Exercise directions:
Emit the data below verbatim, stripping out any pictures.

______

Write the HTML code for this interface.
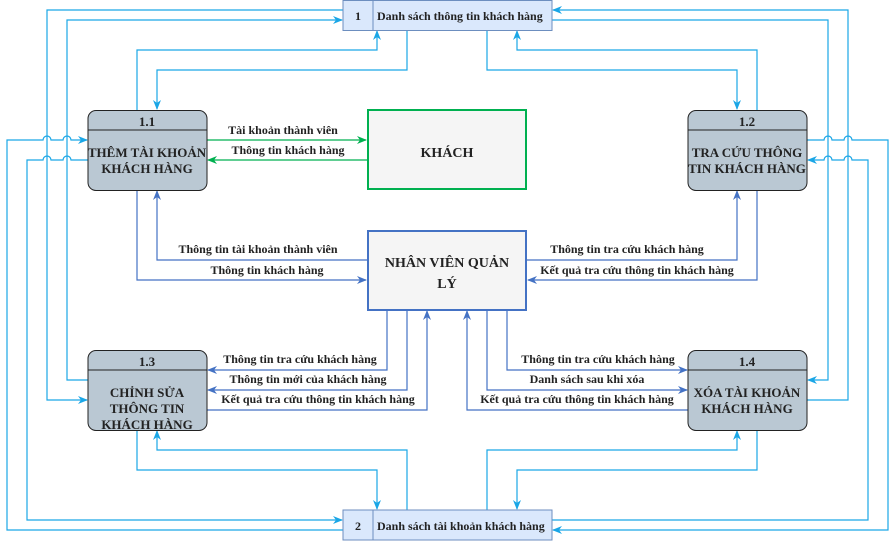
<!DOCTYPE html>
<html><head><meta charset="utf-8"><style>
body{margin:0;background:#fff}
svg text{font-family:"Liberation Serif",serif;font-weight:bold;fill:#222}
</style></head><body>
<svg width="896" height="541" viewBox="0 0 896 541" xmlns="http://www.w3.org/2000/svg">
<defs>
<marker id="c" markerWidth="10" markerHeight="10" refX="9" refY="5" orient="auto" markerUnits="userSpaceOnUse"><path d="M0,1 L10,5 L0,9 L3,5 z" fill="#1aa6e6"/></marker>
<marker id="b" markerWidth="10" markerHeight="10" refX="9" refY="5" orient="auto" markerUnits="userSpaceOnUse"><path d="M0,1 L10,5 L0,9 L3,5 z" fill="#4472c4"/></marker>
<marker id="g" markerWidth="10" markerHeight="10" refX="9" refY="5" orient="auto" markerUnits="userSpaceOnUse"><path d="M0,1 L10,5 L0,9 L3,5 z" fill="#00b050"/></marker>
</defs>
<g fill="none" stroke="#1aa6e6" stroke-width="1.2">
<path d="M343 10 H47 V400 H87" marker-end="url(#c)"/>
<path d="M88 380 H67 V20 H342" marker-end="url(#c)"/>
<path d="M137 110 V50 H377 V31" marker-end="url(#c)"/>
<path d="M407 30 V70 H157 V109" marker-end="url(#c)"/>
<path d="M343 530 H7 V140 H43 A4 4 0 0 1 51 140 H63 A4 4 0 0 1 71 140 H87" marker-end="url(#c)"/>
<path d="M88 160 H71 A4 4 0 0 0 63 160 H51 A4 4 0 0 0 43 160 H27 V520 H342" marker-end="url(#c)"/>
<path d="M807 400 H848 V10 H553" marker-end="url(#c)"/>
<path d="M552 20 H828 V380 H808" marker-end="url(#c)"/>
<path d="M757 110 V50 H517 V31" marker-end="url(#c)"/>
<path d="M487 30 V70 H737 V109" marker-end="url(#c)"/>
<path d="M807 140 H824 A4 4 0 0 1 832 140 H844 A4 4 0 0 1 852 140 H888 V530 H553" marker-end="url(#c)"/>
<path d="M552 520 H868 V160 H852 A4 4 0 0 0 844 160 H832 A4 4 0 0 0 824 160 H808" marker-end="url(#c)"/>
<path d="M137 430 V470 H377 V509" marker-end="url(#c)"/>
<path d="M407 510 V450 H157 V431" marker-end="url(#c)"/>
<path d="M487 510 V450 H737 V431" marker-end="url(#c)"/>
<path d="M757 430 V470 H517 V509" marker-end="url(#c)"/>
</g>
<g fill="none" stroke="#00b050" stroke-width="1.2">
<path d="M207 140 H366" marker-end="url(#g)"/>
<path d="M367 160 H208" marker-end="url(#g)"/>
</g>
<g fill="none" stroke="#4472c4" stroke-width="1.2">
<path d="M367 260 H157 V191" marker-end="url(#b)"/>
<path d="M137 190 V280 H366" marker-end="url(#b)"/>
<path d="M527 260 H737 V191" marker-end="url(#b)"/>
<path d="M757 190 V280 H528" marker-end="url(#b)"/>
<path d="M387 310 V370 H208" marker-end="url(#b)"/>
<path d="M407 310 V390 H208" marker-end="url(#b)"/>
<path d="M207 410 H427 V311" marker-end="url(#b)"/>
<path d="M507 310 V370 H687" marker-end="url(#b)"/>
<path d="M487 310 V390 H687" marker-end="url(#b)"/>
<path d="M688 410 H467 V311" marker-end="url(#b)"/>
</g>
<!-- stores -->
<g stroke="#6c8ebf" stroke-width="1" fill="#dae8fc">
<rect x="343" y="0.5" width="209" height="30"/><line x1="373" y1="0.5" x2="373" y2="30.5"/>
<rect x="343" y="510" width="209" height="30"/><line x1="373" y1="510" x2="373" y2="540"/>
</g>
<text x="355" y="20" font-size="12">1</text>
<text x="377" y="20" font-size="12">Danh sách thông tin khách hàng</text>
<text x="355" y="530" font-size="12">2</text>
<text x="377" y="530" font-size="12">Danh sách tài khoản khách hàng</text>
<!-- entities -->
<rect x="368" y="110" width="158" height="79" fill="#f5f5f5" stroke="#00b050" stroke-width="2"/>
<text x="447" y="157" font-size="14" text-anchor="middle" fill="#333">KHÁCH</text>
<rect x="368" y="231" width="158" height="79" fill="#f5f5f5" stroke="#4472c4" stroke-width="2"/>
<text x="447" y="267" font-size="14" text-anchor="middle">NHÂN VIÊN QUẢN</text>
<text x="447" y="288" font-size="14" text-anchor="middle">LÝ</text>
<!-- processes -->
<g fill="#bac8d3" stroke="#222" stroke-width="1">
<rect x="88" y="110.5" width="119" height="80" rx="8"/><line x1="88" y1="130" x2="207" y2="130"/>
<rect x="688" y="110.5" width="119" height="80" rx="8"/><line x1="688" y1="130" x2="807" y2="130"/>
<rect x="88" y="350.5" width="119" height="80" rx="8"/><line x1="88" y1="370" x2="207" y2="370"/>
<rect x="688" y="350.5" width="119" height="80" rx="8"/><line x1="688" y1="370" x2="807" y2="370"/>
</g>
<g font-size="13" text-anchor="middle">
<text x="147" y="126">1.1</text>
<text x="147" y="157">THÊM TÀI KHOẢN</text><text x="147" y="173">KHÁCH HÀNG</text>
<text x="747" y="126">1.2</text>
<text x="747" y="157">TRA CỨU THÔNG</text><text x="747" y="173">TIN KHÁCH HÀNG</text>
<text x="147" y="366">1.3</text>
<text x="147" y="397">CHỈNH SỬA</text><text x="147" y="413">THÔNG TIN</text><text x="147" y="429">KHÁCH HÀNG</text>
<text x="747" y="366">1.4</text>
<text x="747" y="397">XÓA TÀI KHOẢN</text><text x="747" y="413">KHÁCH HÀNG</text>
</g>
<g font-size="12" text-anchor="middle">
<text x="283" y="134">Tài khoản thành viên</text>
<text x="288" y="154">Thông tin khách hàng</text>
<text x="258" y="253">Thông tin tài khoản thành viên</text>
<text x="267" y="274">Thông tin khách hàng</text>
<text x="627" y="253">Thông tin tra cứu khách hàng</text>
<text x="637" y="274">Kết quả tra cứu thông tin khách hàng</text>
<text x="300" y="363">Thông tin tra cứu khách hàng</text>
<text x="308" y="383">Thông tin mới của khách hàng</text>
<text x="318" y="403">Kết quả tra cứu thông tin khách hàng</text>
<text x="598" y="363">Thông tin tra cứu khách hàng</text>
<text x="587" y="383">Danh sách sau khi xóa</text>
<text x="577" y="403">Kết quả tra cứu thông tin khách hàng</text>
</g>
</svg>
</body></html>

______

Solution to the exercise:
Write the HTML code for this interface.
<!DOCTYPE html>
<html><head><meta charset="utf-8"><style>
body{margin:0;background:#fff}
svg text{font-family:"Liberation Serif",serif;font-weight:bold;fill:#222}
</style></head><body>
<svg width="896" height="541" viewBox="0 0 896 541" xmlns="http://www.w3.org/2000/svg">
<defs>
<marker id="c" markerWidth="10" markerHeight="10" refX="9" refY="5" orient="auto" markerUnits="userSpaceOnUse"><path d="M0,1 L10,5 L0,9 L3,5 z" fill="#1aa6e6"/></marker>
<marker id="b" markerWidth="10" markerHeight="10" refX="9" refY="5" orient="auto" markerUnits="userSpaceOnUse"><path d="M0,1 L10,5 L0,9 L3,5 z" fill="#4472c4"/></marker>
<marker id="g" markerWidth="10" markerHeight="10" refX="9" refY="5" orient="auto" markerUnits="userSpaceOnUse"><path d="M0,1 L10,5 L0,9 L3,5 z" fill="#00b050"/></marker>
</defs>
<g fill="none" stroke="#1aa6e6" stroke-width="1.2">
<path d="M343 10 H47 V400 H87" marker-end="url(#c)"/>
<path d="M88 380 H67 V20 H342" marker-end="url(#c)"/>
<path d="M137 110 V50 H377 V31" marker-end="url(#c)"/>
<path d="M407 30 V70 H157 V109" marker-end="url(#c)"/>
<path d="M343 530 H7 V140 H43 A4 4 0 0 1 51 140 H63 A4 4 0 0 1 71 140 H87" marker-end="url(#c)"/>
<path d="M88 160 H71 A4 4 0 0 0 63 160 H51 A4 4 0 0 0 43 160 H27 V520 H342" marker-end="url(#c)"/>
<path d="M807 400 H848 V10 H553" marker-end="url(#c)"/>
<path d="M552 20 H828 V380 H808" marker-end="url(#c)"/>
<path d="M757 110 V50 H517 V31" marker-end="url(#c)"/>
<path d="M487 30 V70 H737 V109" marker-end="url(#c)"/>
<path d="M807 140 H824 A4 4 0 0 1 832 140 H844 A4 4 0 0 1 852 140 H888 V530 H553" marker-end="url(#c)"/>
<path d="M552 520 H868 V160 H852 A4 4 0 0 0 844 160 H832 A4 4 0 0 0 824 160 H808" marker-end="url(#c)"/>
<path d="M137 430 V470 H377 V509" marker-end="url(#c)"/>
<path d="M407 510 V450 H157 V431" marker-end="url(#c)"/>
<path d="M487 510 V450 H737 V431" marker-end="url(#c)"/>
<path d="M757 430 V470 H517 V509" marker-end="url(#c)"/>
</g>
<g fill="none" stroke="#00b050" stroke-width="1.2">
<path d="M207 140 H366" marker-end="url(#g)"/>
<path d="M367 160 H208" marker-end="url(#g)"/>
</g>
<g fill="none" stroke="#4472c4" stroke-width="1.2">
<path d="M367 260 H157 V191" marker-end="url(#b)"/>
<path d="M137 190 V280 H366" marker-end="url(#b)"/>
<path d="M527 260 H737 V191" marker-end="url(#b)"/>
<path d="M757 190 V280 H528" marker-end="url(#b)"/>
<path d="M387 310 V370 H208" marker-end="url(#b)"/>
<path d="M407 310 V390 H208" marker-end="url(#b)"/>
<path d="M207 410 H427 V311" marker-end="url(#b)"/>
<path d="M507 310 V370 H687" marker-end="url(#b)"/>
<path d="M487 310 V390 H687" marker-end="url(#b)"/>
<path d="M688 410 H467 V311" marker-end="url(#b)"/>
</g>
<!-- stores -->
<g stroke="#6c8ebf" stroke-width="1" fill="#dae8fc">
<rect x="343" y="0.5" width="209" height="30"/><line x1="373" y1="0.5" x2="373" y2="30.5"/>
<rect x="343" y="510" width="209" height="30"/><line x1="373" y1="510" x2="373" y2="540"/>
</g>
<text x="355" y="20" font-size="12">1</text>
<text x="377" y="20" font-size="12">Danh sách thông tin khách hàng</text>
<text x="355" y="530" font-size="12">2</text>
<text x="377" y="530" font-size="12">Danh sách tài khoản khách hàng</text>
<!-- entities -->
<rect x="368" y="110" width="158" height="79" fill="#f5f5f5" stroke="#00b050" stroke-width="2"/>
<text x="447" y="157" font-size="14" text-anchor="middle" fill="#333">KHÁCH</text>
<rect x="368" y="231" width="158" height="79" fill="#f5f5f5" stroke="#4472c4" stroke-width="2"/>
<text x="447" y="267" font-size="14" text-anchor="middle">NHÂN VIÊN QUẢN</text>
<text x="447" y="288" font-size="14" text-anchor="middle">LÝ</text>
<!-- processes -->
<g fill="#bac8d3" stroke="#222" stroke-width="1">
<rect x="88" y="110.5" width="119" height="80" rx="8"/><line x1="88" y1="130" x2="207" y2="130"/>
<rect x="688" y="110.5" width="119" height="80" rx="8"/><line x1="688" y1="130" x2="807" y2="130"/>
<rect x="88" y="350.5" width="119" height="80" rx="8"/><line x1="88" y1="370" x2="207" y2="370"/>
<rect x="688" y="350.5" width="119" height="80" rx="8"/><line x1="688" y1="370" x2="807" y2="370"/>
</g>
<g font-size="13" text-anchor="middle">
<text x="147" y="126">1.1</text>
<text x="147" y="157">THÊM TÀI KHOẢN</text><text x="147" y="173">KHÁCH HÀNG</text>
<text x="747" y="126">1.2</text>
<text x="747" y="157">TRA CỨU THÔNG</text><text x="747" y="173">TIN KHÁCH HÀNG</text>
<text x="147" y="366">1.3</text>
<text x="147" y="397">CHỈNH SỬA</text><text x="147" y="413">THÔNG TIN</text><text x="147" y="429">KHÁCH HÀNG</text>
<text x="747" y="366">1.4</text>
<text x="747" y="397">XÓA TÀI KHOẢN</text><text x="747" y="413">KHÁCH HÀNG</text>
</g>
<g font-size="12" text-anchor="middle">
<text x="283" y="134">Tài khoản thành viên</text>
<text x="288" y="154">Thông tin khách hàng</text>
<text x="258" y="253">Thông tin tài khoản thành viên</text>
<text x="267" y="274">Thông tin khách hàng</text>
<text x="627" y="253">Thông tin tra cứu khách hàng</text>
<text x="637" y="274">Kết quả tra cứu thông tin khách hàng</text>
<text x="300" y="363">Thông tin tra cứu khách hàng</text>
<text x="308" y="383">Thông tin mới của khách hàng</text>
<text x="318" y="403">Kết quả tra cứu thông tin khách hàng</text>
<text x="598" y="363">Thông tin tra cứu khách hàng</text>
<text x="587" y="383">Danh sách sau khi xóa</text>
<text x="577" y="403">Kết quả tra cứu thông tin khách hàng</text>
</g>
</svg>
</body></html>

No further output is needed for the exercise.